Look through the listing below for the line containing "Recreate this image". Copy it and each line after it up to and including the line containing "4.8e5, 1.6e5, 1.0e4];", exactly, leaving out pictures.
### Data supplied ###
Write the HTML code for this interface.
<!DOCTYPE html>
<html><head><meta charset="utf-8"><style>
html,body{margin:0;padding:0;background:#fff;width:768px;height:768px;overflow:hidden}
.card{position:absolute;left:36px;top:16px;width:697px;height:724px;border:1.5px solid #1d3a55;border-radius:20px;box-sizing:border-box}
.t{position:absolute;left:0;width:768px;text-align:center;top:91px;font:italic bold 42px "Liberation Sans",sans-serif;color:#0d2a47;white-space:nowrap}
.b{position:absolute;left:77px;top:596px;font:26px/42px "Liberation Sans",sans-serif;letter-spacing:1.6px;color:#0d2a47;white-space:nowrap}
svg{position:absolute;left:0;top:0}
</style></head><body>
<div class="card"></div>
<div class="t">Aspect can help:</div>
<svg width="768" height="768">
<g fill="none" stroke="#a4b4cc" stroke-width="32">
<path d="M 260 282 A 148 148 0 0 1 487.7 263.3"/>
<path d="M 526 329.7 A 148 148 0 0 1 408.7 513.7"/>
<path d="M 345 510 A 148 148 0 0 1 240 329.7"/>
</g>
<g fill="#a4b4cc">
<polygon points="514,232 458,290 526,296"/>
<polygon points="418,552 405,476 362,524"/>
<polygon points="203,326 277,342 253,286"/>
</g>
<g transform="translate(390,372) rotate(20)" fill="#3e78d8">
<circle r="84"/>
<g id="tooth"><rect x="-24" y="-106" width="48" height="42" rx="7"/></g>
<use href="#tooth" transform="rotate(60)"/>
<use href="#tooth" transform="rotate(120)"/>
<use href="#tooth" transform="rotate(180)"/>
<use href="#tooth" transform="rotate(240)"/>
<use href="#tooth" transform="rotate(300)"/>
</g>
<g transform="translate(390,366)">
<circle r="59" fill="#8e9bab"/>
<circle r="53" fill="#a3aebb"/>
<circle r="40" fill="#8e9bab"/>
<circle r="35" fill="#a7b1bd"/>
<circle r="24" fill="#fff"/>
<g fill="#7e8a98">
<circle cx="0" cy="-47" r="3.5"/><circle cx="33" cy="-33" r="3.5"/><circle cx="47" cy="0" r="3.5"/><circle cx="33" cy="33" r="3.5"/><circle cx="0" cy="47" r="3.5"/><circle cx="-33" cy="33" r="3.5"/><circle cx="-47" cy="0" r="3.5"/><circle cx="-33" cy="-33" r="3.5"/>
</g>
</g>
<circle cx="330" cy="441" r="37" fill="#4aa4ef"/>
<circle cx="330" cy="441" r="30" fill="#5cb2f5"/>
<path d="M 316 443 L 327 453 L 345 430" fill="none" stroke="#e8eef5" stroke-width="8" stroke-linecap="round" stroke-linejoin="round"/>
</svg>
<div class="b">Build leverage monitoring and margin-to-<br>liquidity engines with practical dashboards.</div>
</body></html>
###
### Data supplied ###
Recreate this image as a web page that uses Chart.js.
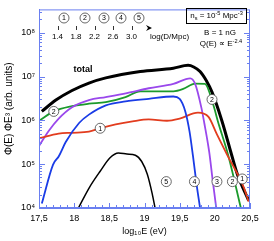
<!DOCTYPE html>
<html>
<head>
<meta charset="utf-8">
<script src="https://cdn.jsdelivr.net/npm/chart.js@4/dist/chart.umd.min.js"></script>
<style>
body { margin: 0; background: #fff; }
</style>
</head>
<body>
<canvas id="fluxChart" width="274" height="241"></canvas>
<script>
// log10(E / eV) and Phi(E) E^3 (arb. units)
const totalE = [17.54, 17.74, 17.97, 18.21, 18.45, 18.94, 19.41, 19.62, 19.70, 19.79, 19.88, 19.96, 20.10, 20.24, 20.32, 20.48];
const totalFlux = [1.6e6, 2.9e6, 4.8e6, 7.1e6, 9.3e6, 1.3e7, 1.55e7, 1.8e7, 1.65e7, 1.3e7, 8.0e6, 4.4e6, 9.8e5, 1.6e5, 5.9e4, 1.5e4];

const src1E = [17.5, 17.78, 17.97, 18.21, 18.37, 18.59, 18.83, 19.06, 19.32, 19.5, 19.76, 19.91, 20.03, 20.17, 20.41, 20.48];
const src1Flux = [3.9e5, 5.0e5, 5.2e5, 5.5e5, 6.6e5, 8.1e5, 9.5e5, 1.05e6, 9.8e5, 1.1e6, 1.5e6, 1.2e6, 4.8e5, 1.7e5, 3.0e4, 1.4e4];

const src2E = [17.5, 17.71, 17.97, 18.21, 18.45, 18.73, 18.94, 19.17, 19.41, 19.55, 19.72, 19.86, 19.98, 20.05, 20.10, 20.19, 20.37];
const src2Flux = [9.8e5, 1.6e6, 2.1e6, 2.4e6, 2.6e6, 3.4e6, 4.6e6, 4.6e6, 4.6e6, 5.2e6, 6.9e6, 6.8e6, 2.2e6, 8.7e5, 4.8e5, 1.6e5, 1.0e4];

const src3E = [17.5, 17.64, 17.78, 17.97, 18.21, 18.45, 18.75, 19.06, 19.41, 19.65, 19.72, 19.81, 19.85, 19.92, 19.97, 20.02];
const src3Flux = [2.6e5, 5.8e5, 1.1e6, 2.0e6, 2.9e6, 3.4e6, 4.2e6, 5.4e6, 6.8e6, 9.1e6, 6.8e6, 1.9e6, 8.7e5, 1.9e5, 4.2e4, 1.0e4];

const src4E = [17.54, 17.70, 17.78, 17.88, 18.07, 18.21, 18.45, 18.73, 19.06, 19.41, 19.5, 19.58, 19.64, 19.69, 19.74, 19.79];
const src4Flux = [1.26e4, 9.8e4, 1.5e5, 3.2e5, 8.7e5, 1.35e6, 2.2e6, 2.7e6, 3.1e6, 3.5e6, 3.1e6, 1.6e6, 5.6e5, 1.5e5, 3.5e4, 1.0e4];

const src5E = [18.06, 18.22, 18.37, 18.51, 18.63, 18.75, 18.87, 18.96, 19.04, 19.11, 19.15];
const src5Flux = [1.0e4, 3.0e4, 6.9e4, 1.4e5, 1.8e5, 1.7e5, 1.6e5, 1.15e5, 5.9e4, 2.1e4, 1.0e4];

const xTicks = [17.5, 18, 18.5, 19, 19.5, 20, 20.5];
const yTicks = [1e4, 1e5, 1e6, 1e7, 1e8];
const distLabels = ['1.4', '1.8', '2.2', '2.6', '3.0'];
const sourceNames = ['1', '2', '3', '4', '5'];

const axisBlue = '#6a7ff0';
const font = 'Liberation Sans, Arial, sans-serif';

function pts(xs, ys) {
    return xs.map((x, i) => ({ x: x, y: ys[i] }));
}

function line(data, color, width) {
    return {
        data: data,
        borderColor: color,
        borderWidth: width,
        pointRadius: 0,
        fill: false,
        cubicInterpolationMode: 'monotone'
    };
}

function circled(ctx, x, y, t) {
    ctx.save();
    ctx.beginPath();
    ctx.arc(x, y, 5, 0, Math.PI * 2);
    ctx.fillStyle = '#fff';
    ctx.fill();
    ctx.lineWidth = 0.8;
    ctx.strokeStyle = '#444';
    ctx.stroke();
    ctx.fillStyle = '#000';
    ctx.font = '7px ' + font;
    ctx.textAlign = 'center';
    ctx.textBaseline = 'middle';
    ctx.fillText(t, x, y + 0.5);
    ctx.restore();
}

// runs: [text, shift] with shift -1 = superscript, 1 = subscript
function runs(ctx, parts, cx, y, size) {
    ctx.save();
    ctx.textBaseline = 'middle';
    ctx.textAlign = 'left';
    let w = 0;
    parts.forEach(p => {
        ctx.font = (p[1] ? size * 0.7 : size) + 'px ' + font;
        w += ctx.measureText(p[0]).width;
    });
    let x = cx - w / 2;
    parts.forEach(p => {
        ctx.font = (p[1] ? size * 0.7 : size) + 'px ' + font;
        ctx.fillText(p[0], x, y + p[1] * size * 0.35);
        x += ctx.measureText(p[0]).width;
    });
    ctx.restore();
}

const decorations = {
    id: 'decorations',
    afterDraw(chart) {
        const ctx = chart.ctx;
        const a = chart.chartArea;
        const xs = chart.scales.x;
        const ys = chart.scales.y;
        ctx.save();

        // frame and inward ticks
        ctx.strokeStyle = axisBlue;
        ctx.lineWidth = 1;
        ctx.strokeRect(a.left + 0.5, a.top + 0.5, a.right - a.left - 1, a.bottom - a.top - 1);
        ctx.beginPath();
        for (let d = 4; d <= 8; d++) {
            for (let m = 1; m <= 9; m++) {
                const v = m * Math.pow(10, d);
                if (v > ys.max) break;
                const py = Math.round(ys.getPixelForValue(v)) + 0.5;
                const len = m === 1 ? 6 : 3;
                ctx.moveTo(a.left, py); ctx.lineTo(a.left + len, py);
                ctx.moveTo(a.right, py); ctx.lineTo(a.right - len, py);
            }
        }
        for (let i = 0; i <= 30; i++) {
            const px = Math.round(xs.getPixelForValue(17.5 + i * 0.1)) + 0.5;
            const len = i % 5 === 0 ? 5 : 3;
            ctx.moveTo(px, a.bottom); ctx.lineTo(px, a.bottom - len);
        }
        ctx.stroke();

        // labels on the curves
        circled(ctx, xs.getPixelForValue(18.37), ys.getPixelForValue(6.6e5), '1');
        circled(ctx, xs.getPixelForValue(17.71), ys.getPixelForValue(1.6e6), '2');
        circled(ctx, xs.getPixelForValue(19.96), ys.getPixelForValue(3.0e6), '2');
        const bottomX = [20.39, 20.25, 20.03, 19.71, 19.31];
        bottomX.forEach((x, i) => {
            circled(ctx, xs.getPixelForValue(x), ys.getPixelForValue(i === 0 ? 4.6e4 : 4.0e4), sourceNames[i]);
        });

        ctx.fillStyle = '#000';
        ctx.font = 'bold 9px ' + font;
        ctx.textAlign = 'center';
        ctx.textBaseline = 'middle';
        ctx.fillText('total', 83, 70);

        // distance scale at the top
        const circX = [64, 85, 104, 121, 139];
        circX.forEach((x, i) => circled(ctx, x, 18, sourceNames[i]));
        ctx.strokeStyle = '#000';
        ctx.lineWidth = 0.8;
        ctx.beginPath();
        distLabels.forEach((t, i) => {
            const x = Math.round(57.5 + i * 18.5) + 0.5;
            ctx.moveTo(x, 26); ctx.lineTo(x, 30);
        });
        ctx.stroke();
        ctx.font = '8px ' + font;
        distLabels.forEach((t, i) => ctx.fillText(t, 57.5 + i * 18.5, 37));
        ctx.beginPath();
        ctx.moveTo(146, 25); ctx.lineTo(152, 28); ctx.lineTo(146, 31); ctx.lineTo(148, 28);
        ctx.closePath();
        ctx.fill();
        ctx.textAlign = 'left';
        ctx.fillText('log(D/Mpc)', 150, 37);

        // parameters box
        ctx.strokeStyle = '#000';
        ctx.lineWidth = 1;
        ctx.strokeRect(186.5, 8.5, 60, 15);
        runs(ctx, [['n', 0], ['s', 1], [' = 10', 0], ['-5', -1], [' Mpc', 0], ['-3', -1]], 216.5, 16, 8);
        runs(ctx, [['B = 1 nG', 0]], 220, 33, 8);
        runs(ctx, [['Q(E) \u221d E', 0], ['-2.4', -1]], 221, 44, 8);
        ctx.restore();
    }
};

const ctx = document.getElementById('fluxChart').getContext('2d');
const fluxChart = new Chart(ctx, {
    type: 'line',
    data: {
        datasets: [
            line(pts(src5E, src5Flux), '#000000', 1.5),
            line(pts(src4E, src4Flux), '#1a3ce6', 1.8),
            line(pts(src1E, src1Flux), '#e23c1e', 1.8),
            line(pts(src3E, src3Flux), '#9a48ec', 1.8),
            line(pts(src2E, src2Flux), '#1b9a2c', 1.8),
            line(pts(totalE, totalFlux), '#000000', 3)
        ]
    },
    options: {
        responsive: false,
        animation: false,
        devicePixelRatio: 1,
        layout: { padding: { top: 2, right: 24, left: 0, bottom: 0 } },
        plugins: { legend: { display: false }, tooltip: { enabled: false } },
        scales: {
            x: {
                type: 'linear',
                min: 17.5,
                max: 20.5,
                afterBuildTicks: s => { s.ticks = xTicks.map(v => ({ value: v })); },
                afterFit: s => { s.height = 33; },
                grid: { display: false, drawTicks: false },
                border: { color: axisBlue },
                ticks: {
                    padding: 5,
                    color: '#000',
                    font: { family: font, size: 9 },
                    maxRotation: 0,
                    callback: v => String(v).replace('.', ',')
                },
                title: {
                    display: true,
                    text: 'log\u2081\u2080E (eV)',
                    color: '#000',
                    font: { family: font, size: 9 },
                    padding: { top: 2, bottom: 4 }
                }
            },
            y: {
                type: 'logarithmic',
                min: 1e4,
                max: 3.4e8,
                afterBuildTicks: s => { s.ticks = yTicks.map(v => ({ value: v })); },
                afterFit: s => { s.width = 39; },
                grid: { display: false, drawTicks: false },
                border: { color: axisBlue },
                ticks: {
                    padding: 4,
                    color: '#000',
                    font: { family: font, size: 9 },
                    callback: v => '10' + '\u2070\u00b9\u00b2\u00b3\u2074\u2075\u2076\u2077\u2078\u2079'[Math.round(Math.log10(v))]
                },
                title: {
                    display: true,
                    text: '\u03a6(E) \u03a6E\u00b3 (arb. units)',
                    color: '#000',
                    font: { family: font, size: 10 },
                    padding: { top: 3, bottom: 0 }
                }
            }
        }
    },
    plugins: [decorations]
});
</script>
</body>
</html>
###
◆ Task output ◆
Recreate this image as a web page that uses Chart.js.
<!DOCTYPE html>
<html>
<head>
<meta charset="utf-8">
<script src="https://cdn.jsdelivr.net/npm/chart.js@4/dist/chart.umd.min.js"></script>
<style>
body { margin: 0; background: #fff; }
</style>
</head>
<body>
<canvas id="fluxChart" width="274" height="241"></canvas>
<script>
// log10(E / eV) and Phi(E) E^3 (arb. units)
const totalE = [17.54, 17.74, 17.97, 18.21, 18.45, 18.94, 19.41, 19.62, 19.70, 19.79, 19.88, 19.96, 20.10, 20.24, 20.32, 20.48];
const totalFlux = [1.6e6, 2.9e6, 4.8e6, 7.1e6, 9.3e6, 1.3e7, 1.55e7, 1.8e7, 1.65e7, 1.3e7, 8.0e6, 4.4e6, 9.8e5, 1.6e5, 5.9e4, 1.5e4];

const src1E = [17.5, 17.78, 17.97, 18.21, 18.37, 18.59, 18.83, 19.06, 19.32, 19.5, 19.76, 19.91, 20.03, 20.17, 20.41, 20.48];
const src1Flux = [3.9e5, 5.0e5, 5.2e5, 5.5e5, 6.6e5, 8.1e5, 9.5e5, 1.05e6, 9.8e5, 1.1e6, 1.5e6, 1.2e6, 4.8e5, 1.7e5, 3.0e4, 1.4e4];

const src2E = [17.5, 17.71, 17.97, 18.21, 18.45, 18.73, 18.94, 19.17, 19.41, 19.55, 19.72, 19.86, 19.98, 20.05, 20.10, 20.19, 20.37];
const src2Flux = [9.8e5, 1.6e6, 2.1e6, 2.4e6, 2.6e6, 3.4e6, 4.6e6, 4.6e6, 4.6e6, 5.2e6, 6.9e6, 6.8e6, 2.2e6, 8.7e5, 4.8e5, 1.6e5, 1.0e4];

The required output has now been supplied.